As for the tutorial part, have a look at the before and after below and, if you want to learn about my workflow in Adobe Lightroom, watch the video I linked further down the page or visit my YouTube channel.
Torri Richard and the San Cristoforo area in Milan - single exposure version
I captured this image at sunrise in Milan, Italy, on the 24th December 2016.
Milan is my hometown, but I have lived abroad for over a decade and the day before Christmas I was staying at a friend's place.
My attention was drawn to the colorful sunrise and I rushed out on the balcony, armed with my camera and tripod.
The light being so warm and pleasing, I decided to underexpose my shot so that I could capture all the details in the sky: tones, colours and texture of the clouds. Knowing my camera inside out, I had no doubts I could fully recover the shadows in post-production.
This is actually my fancy version of the story. I am not saying it is a fake one, just incomplete.

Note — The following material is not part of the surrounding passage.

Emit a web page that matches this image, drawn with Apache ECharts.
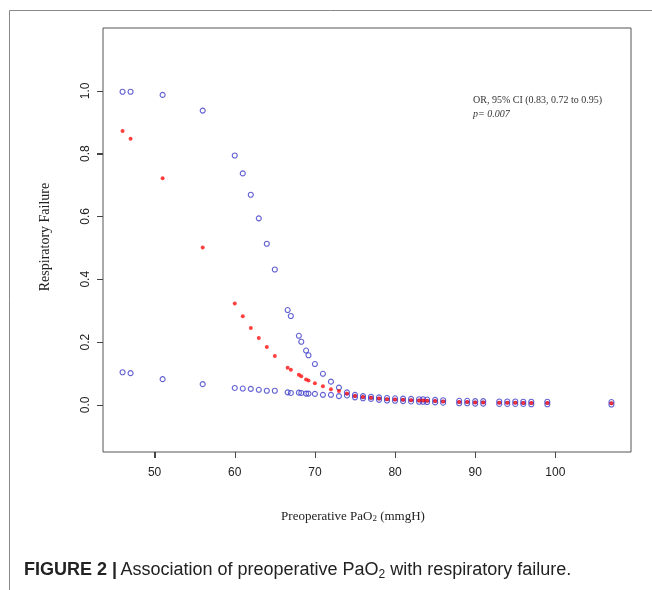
<!DOCTYPE html>
<html>
<head>
<meta charset="utf-8">
<script src="https://cdn.jsdelivr.net/npm/echarts@6/dist/echarts.min.js"></script>
<style>html,body{margin:0;padding:0;background:#fff}#c{width:652px;height:590px}</style>
</head>
<body>
<div id="c"></div>
<script>
const pao2 = [46, 47, 51, 56, 60, 61, 62, 63, 64, 65, 66.6, 67, 68, 68.3, 68.9, 69.2, 70, 71, 72, 73, 74, 75, 76, 77, 78, 79, 80, 81, 82, 83, 83.5, 84, 85, 86, 88, 89, 90, 91, 93, 94, 95, 96, 97, 99, 107];
const upperCI = [0.997, 0.997, 0.987, 0.937, 0.794, 0.737, 0.669, 0.594, 0.513, 0.431, 0.302, 0.283, 0.22, 0.201, 0.173, 0.158, 0.13, 0.099, 0.074, 0.055, 0.040, 0.032, 0.028, 0.026, 0.024, 0.022, 0.021, 0.020, 0.019, 0.018, 0.018, 0.017, 0.016, 0.015, 0.013, 0.013, 0.012, 0.012, 0.011, 0.011, 0.011, 0.010, 0.010, 0.010, 0.009];
const probability = [0.872, 0.847, 0.722, 0.501, 0.323, 0.282, 0.245, 0.213, 0.184, 0.156, 0.118, 0.112, 0.096, 0.091, 0.081, 0.078, 0.069, 0.059, 0.050, 0.044, 0.036, 0.028, 0.025, 0.023, 0.020, 0.018, 0.017, 0.016, 0.015, 0.014, 0.014, 0.013, 0.012, 0.011, 0.009, 0.009, 0.008, 0.008, 0.007, 0.007, 0.007, 0.006, 0.006, 0.006, 0.005];
const lowerCI = [0.104, 0.101, 0.082, 0.066, 0.054, 0.052, 0.051, 0.048, 0.045, 0.045, 0.040, 0.038, 0.039, 0.038, 0.036, 0.036, 0.035, 0.032, 0.032, 0.028, 0.030, 0.024, 0.021, 0.019, 0.016, 0.014, 0.013, 0.012, 0.011, 0.010, 0.010, 0.009, 0.008, 0.007, 0.005, 0.005, 0.004, 0.004, 0.003, 0.003, 0.003, 0.003, 0.002, 0.002, 0.001];
const xTicks = [50, 60, 70, 80, 90, 100];
const yTicks = [0, 0.2, 0.4, 0.6, 0.8, 1.0];

const pairs = arr => pao2.map((x, i) => [x, arr[i]]);
const chart = echarts.init(document.getElementById('c'), null, {renderer: 'canvas'});
const serif = '"Liberation Serif", "DejaVu Serif", serif';
const sans = '"Liberation Sans", Arial, sans-serif';
const blue = '#3a3ac8';
const X_MIN = 43.56, X_MAX = 109.44, Y_MIN = -0.15, Y_MAX = 1.2;
chart.setOption({
  animation: false,
  backgroundColor: '#fff',
  grid: {left: 103, top: 28, width: 528, height: 424, show: true, borderColor: '#555', borderWidth: 1, backgroundColor: 'transparent'},
  xAxis: {
    type: 'value', min: X_MIN, max: X_MAX, position: 'bottom',
    axisLine: {show: false, onZero: false},
    splitLine: {show: false},
    axisTick: {show: true, length: 6, lineStyle: {color: '#444', width: 1}, customValues: xTicks},
    axisLabel: {customValues: xTicks, margin: 15, color: '#222', fontSize: 12, fontFamily: sans}
  },
  yAxis: {
    type: 'value', min: Y_MIN, max: Y_MAX, position: 'left',
    axisLine: {show: false, onZero: false},
    splitLine: {show: false},
    axisTick: {show: true, length: 6, lineStyle: {color: '#444', width: 1}, customValues: yTicks},
    axisLabel: {customValues: yTicks, rotate: 90, margin: 11, color: '#222', fontSize: 12, fontFamily: sans,
      formatter: v => v.toFixed(1)}
  },
  series: [
    {type: 'scatter', data: pairs(upperCI), symbol: 'circle', symbolSize: 5,
      itemStyle: {color: 'rgba(0,0,0,0)', borderColor: blue, borderWidth: 1.1}},
    {type: 'scatter', data: pairs(lowerCI), symbol: 'circle', symbolSize: 5,
      itemStyle: {color: 'rgba(0,0,0,0)', borderColor: blue, borderWidth: 1.1}},
    {type: 'scatter', data: pairs(probability), symbol: 'circle', symbolSize: 4,
      itemStyle: {color: '#ff1010'}}
  ]
});

// axis ticks placed through the library's own scales (backup for the built-in ticks)
const toPx = (axis, v) => {
  const r = chart.convertToPixel(axis === 'x' ? {xAxisIndex: 0} : {yAxisIndex: 0}, v);
  return Array.isArray(r) ? r[axis === 'x' ? 0 : 1] : r;
};
const bottom = toPx('y', Y_MIN);
const left = toPx('x', X_MIN);
const tickStyle = {stroke: '#444', lineWidth: 1};
const tickGraphics = [];
if (isFinite(bottom) && isFinite(left)) {
  xTicks.forEach(v => {
    const px = Math.round(toPx('x', v)) + 0.5;
    tickGraphics.push({type: 'line', silent: true, z: 100, shape: {x1: px, y1: bottom, x2: px, y2: bottom + 6}, style: tickStyle});
  });
  yTicks.forEach(v => {
    const py = Math.round(toPx('y', v)) + 0.5;
    tickGraphics.push({type: 'line', silent: true, z: 100, shape: {x1: left - 6, y1: py, x2: left, y2: py}, style: tickStyle});
  });
}

chart.setOption({
  graphic: tickGraphics.concat([
    {type: 'line', shape: {x1: 9.5, y1: 10.5, x2: 652, y2: 10.5}, style: {stroke: '#888', lineWidth: 1}},
    {type: 'line', shape: {x1: 9.5, y1: 10.5, x2: 9.5, y2: 590}, style: {stroke: '#888', lineWidth: 1}},
    {type: 'text', x: 45, y: 237, rotation: Math.PI / 2,
      style: {text: 'Respiratory Failure', font: '14px ' + serif, fill: '#222', textAlign: 'center', textVerticalAlign: 'middle'}},
    {type: 'text', x: 353, y: 517,
      style: {text: 'Preoperative PaO{s|2} (mmgH)', font: '13px ' + serif, fill: '#222', textAlign: 'center', textVerticalAlign: 'middle',
        rich: {s: {fontSize: 9, fontFamily: serif, fill: '#222', verticalAlign: 'bottom'}}}},
    {type: 'text', x: 473, y: 100,
      style: {text: 'OR, 95% CI (0.83, 0.72 to 0.95)', font: '10px ' + serif, fill: '#333', textAlign: 'left', textVerticalAlign: 'middle'}},
    {type: 'text', x: 473, y: 114,
      style: {text: 'p= 0.007', font: 'italic 10px ' + serif, fill: '#333', textAlign: 'left', textVerticalAlign: 'middle'}},
    {type: 'text', x: 24, y: 570,
      style: {text: '{b|FIGURE 2 |} {n|Association of preoperative PaO}{sub|2}{n| with respiratory failure.}',
        textAlign: 'left', textVerticalAlign: 'middle',
        rich: {
          b: {fontSize: 18, fontWeight: 'bold', fontFamily: sans, fill: '#222'},
          n: {fontSize: 18, fontFamily: sans, fill: '#222'},
          sub: {fontSize: 12, fontFamily: sans, fill: '#222', verticalAlign: 'bottom', padding: [9, 0, 0, 0]}
        }}}
  ])
});
</script>
</body>
</html>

The whole story is that I bracketed 3 shots, 2 stops apart from each other (-2, 0, +2).
I then merged those 3 shots using Lightroom's HDR engine, producing a super RAW file with a much higher dynamic range, which I do prefer to the single shot version.
Torri Richard and the San Cristoforo area in Milan - HDR version (3 exposures)
I thought the HDR version would lend itself to a more effective post-processing, in terms of contrast and colour grading. I first used Lightroom and then Photoshop.
As a bonus, by including the 0 and + 2 stops exposures I got the Italian flag (which you can see in the centre of the frame) slightly flapping in the wind - a feature that was lacking in the underexposed photograph.
To keep things simple in the tutorial, I will only be using the underexposed image to produce what I reckon is still a very acceptable result. I hope you will enjoy the video.
Believe it or not, when I took this photo I did not know the name of the towers, let alone their history.
In the morning light - a truly beautiful golden hour - I even thought they were modern and very recently built, but I was wrong.
It turns out that the Torri Richard (named after Via Richard - i.e. Richard Street) - also known as Torri del Naviglio - were built in the '80s and, since their very beginnings they become the subject of a big controversy in relation to how, where and on top of what they were built.
Furthermore, most people find them ugly.
It is not my intention to go into any of these arguments. As a photographer, that morning, I simply thought they had an element of beauty and interest, nicely complemented by the grungy railway and nearby buildings.
For living things as well as cities, I believe scars are no less part of history than are beautiful highlights.
Over time, I got to learn how hard it is to judge what is beautiful and what is ugly when reality goes through the process of being painted with light, a process we more commonly call photography.